━━━━━ Raw data

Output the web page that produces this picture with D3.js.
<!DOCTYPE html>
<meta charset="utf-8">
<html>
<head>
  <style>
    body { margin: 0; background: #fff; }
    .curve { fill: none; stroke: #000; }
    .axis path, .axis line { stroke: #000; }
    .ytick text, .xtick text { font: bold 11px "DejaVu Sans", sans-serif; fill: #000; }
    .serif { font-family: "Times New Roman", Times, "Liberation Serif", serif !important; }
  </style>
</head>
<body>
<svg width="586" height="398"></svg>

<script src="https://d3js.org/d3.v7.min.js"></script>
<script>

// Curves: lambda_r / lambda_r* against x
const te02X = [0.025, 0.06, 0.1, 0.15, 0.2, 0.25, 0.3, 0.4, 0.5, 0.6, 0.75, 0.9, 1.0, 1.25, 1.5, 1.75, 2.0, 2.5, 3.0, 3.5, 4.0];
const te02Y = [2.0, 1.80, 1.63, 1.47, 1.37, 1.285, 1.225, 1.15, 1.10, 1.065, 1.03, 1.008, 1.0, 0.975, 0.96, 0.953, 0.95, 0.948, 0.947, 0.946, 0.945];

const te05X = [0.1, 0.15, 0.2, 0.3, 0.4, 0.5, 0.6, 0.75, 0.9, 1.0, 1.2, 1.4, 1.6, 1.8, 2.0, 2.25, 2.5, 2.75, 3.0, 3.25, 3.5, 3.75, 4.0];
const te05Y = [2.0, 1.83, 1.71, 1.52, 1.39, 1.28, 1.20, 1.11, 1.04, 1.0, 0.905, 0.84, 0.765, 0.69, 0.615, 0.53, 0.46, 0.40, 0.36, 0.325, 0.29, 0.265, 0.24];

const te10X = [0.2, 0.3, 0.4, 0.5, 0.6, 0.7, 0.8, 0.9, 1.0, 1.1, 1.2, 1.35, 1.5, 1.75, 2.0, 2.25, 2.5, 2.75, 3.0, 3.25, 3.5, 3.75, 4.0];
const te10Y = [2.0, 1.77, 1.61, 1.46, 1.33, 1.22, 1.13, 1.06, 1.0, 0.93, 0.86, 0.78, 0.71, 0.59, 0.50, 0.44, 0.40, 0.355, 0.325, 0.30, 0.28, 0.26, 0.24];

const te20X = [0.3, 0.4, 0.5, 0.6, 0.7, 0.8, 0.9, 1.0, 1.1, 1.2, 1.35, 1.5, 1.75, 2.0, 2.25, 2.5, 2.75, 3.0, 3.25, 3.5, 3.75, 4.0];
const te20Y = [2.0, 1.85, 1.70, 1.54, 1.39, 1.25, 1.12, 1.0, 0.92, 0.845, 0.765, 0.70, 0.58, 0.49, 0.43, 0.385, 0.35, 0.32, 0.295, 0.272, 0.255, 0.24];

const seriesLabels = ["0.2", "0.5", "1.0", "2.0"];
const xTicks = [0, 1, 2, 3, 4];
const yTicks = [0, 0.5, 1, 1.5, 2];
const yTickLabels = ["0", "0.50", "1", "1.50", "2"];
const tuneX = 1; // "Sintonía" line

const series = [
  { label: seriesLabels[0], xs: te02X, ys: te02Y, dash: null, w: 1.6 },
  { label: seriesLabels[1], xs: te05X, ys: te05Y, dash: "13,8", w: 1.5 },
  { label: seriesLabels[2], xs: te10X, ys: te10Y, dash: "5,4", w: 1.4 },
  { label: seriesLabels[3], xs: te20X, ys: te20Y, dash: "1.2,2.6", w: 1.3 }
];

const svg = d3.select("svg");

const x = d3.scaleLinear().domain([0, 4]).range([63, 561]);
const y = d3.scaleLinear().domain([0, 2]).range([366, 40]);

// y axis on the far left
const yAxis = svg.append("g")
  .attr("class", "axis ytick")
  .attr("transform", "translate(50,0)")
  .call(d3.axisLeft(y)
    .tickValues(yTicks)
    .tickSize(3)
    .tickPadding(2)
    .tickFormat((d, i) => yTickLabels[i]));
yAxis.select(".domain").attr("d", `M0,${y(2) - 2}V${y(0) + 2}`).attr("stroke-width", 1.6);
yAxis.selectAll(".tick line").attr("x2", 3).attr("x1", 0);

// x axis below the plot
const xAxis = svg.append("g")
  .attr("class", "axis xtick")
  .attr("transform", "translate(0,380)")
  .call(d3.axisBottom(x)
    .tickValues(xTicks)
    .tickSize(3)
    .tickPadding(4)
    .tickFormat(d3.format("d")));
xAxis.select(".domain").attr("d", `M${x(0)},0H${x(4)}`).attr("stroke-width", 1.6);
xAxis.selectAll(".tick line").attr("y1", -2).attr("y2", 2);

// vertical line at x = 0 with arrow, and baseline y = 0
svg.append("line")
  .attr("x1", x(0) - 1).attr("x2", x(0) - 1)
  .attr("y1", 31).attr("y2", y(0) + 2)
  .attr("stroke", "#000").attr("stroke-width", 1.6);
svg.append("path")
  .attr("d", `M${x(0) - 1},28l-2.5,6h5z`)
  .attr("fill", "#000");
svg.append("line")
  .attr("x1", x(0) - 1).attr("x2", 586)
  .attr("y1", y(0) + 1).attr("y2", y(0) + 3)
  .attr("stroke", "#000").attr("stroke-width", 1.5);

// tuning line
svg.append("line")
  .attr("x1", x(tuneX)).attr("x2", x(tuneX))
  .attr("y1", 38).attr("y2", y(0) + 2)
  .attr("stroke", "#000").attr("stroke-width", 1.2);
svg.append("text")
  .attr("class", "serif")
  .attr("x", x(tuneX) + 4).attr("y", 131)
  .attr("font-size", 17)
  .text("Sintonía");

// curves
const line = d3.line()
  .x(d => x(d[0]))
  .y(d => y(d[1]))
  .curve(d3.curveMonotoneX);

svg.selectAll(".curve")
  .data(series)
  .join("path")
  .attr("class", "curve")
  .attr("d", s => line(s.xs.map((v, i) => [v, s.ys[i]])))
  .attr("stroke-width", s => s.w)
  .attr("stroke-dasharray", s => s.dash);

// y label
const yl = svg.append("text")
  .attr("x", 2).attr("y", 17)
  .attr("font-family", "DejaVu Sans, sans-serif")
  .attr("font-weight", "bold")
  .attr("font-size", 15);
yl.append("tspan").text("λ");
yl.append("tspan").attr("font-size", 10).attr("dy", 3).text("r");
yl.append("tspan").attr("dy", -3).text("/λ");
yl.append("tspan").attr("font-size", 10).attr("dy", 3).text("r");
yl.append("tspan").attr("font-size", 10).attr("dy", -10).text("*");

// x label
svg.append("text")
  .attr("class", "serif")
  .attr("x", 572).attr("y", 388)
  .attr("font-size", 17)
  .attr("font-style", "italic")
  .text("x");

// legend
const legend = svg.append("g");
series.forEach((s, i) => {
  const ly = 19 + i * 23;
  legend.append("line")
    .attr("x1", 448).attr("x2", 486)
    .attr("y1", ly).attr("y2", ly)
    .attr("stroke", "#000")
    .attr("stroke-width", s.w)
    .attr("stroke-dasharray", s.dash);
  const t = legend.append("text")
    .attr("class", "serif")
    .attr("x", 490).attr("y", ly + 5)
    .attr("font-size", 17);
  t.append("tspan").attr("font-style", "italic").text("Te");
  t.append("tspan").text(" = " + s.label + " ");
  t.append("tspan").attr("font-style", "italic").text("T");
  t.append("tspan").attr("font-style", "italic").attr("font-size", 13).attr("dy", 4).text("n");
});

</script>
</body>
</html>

━━━━━━━━━━

Quote every line of the data, word for word.

◆ Answer to the task
Output the web page that produces this picture with D3.js.
<!DOCTYPE html>
<meta charset="utf-8">
<html>
<head>
  <style>
    body { margin: 0; background: #fff; }
    .curve { fill: none; stroke: #000; }
    .axis path, .axis line { stroke: #000; }
    .ytick text, .xtick text { font: bold 11px "DejaVu Sans", sans-serif; fill: #000; }
    .serif { font-family: "Times New Roman", Times, "Liberation Serif", serif !important; }
  </style>
</head>
<body>
<svg width="586" height="398"></svg>

<script src="https://d3js.org/d3.v7.min.js"></script>
<script>

// Curves: lambda_r / lambda_r* against x
const te02X = [0.025, 0.06, 0.1, 0.15, 0.2, 0.25, 0.3, 0.4, 0.5, 0.6, 0.75, 0.9, 1.0, 1.25, 1.5, 1.75, 2.0, 2.5, 3.0, 3.5, 4.0];
const te02Y = [2.0, 1.80, 1.63, 1.47, 1.37, 1.285, 1.225, 1.15, 1.10, 1.065, 1.03, 1.008, 1.0, 0.975, 0.96, 0.953, 0.95, 0.948, 0.947, 0.946, 0.945];

const te05X = [0.1, 0.15, 0.2, 0.3, 0.4, 0.5, 0.6, 0.75, 0.9, 1.0, 1.2, 1.4, 1.6, 1.8, 2.0, 2.25, 2.5, 2.75, 3.0, 3.25, 3.5, 3.75, 4.0];
const te05Y = [2.0, 1.83, 1.71, 1.52, 1.39, 1.28, 1.20, 1.11, 1.04, 1.0, 0.905, 0.84, 0.765, 0.69, 0.615, 0.53, 0.46, 0.40, 0.36, 0.325, 0.29, 0.265, 0.24];

const te10X = [0.2, 0.3, 0.4, 0.5, 0.6, 0.7, 0.8, 0.9, 1.0, 1.1, 1.2, 1.35, 1.5, 1.75, 2.0, 2.25, 2.5, 2.75, 3.0, 3.25, 3.5, 3.75, 4.0];
const te10Y = [2.0, 1.77, 1.61, 1.46, 1.33, 1.22, 1.13, 1.06, 1.0, 0.93, 0.86, 0.78, 0.71, 0.59, 0.50, 0.44, 0.40, 0.355, 0.325, 0.30, 0.28, 0.26, 0.24];

const te20X = [0.3, 0.4, 0.5, 0.6, 0.7, 0.8, 0.9, 1.0, 1.1, 1.2, 1.35, 1.5, 1.75, 2.0, 2.25, 2.5, 2.75, 3.0, 3.25, 3.5, 3.75, 4.0];
const te20Y = [2.0, 1.85, 1.70, 1.54, 1.39, 1.25, 1.12, 1.0, 0.92, 0.845, 0.765, 0.70, 0.58, 0.49, 0.43, 0.385, 0.35, 0.32, 0.295, 0.272, 0.255, 0.24];

const seriesLabels = ["0.2", "0.5", "1.0", "2.0"];
const xTicks = [0, 1, 2, 3, 4];
const yTicks = [0, 0.5, 1, 1.5, 2];
const yTickLabels = ["0", "0.50", "1", "1.50", "2"];
const tuneX = 1; // "Sintonía" line

const series = [
  { label: seriesLabels[0], xs: te02X, ys: te02Y, dash: null, w: 1.6 },
  { label: seriesLabels[1], xs: te05X, ys: te05Y, dash: "13,8", w: 1.5 },
  { label: seriesLabels[2], xs: te10X, ys: te10Y, dash: "5,4", w: 1.4 },
  { label: seriesLabels[3], xs: te20X, ys: te20Y, dash: "1.2,2.6", w: 1.3 }
];

const svg = d3.select("svg");

const x = d3.scaleLinear().domain([0, 4]).range([63, 561]);
const y = d3.scaleLinear().domain([0, 2]).range([366, 40]);

// y axis on the far left
const yAxis = svg.append("g")
  .attr("class", "axis ytick")
  .attr("transform", "translate(50,0)")
  .call(d3.axisLeft(y)
    .tickValues(yTicks)
    .tickSize(3)
    .tickPadding(2)
    .tickFormat((d, i) => yTickLabels[i]));
yAxis.select(".domain").attr("d", `M0,${y(2) - 2}V${y(0) + 2}`).attr("stroke-width", 1.6);
yAxis.selectAll(".tick line").attr("x2", 3).attr("x1", 0);

// x axis below the plot
const xAxis = svg.append("g")
  .attr("class", "axis xtick")
  .attr("transform", "translate(0,380)")
  .call(d3.axisBottom(x)
    .tickValues(xTicks)
    .tickSize(3)
    .tickPadding(4)
    .tickFormat(d3.format("d")));
xAxis.select(".domain").attr("d", `M${x(0)},0H${x(4)}`).attr("stroke-width", 1.6);
xAxis.selectAll(".tick line").attr("y1", -2).attr("y2", 2);

// vertical line at x = 0 with arrow, and baseline y = 0
svg.append("line")
  .attr("x1", x(0) - 1).attr("x2", x(0) - 1)
  .attr("y1", 31).attr("y2", y(0) + 2)
  .attr("stroke", "#000").attr("stroke-width", 1.6);
svg.append("path")
  .attr("d", `M${x(0) - 1},28l-2.5,6h5z`)
  .attr("fill", "#000");
svg.append("line")
  .attr("x1", x(0) - 1).attr("x2", 586)
  .attr("y1", y(0) + 1).attr("y2", y(0) + 3)
  .attr("stroke", "#000").attr("stroke-width", 1.5);

// tuning line
svg.append("line")
  .attr("x1", x(tuneX)).attr("x2", x(tuneX))
  .attr("y1", 38).attr("y2", y(0) + 2)
  .attr("stroke", "#000").attr("stroke-width", 1.2);
svg.append("text")
  .attr("class", "serif")
  .attr("x", x(tuneX) + 4).attr("y", 131)
  .attr("font-size", 17)
  .text("Sintonía");

// curves
const line = d3.line()
  .x(d => x(d[0]))
  .y(d => y(d[1]))
  .curve(d3.curveMonotoneX);

svg.selectAll(".curve")
  .data(series)
  .join("path")
  .attr("class", "curve")
  .attr("d", s => line(s.xs.map((v, i) => [v, s.ys[i]])))
  .attr("stroke-width", s => s.w)
  .attr("stroke-dasharray", s => s.dash);

// y label
const yl = svg.append("text")
  .attr("x", 2).attr("y", 17)
  .attr("font-family", "DejaVu Sans, sans-serif")
  .attr("font-weight", "bold")
  .attr("font-size", 15);
yl.append("tspan").text("λ");
yl.append("tspan").attr("font-size", 10).attr("dy", 3).text("r");
yl.append("tspan").attr("dy", -3).text("/λ");
yl.append("tspan").attr("font-size", 10).attr("dy", 3).text("r");
yl.append("tspan").attr("font-size", 10).attr("dy", -10).text("*");

// x label
svg.append("text")
  .attr("class", "serif")
  .attr("x", 572).attr("y", 388)
  .attr("font-size", 17)
  .attr("font-style", "italic")
  .text("x");

// legend
const legend = svg.append("g");
series.forEach((s, i) => {
  const ly = 19 + i * 23;
  legend.append("line")
    .attr("x1", 448).attr("x2", 486)
    .attr("y1", ly).attr("y2", ly)
    .attr("stroke", "#000")
    .attr("stroke-width", s.w)
    .attr("stroke-dasharray", s.dash);
  const t = legend.append("text")
    .attr("class", "serif")
    .attr("x", 490).attr("y", ly + 5)
    .attr("font-size", 17);
  t.append("tspan").attr("font-style", "italic").text("Te");
  t.append("tspan").text(" = " + s.label + " ");
  t.append("tspan").attr("font-style", "italic").text("T");
  t.append("tspan").attr("font-style", "italic").attr("font-size", 13).attr("dy", 4).text("n");
});

</script>
</body>
</html>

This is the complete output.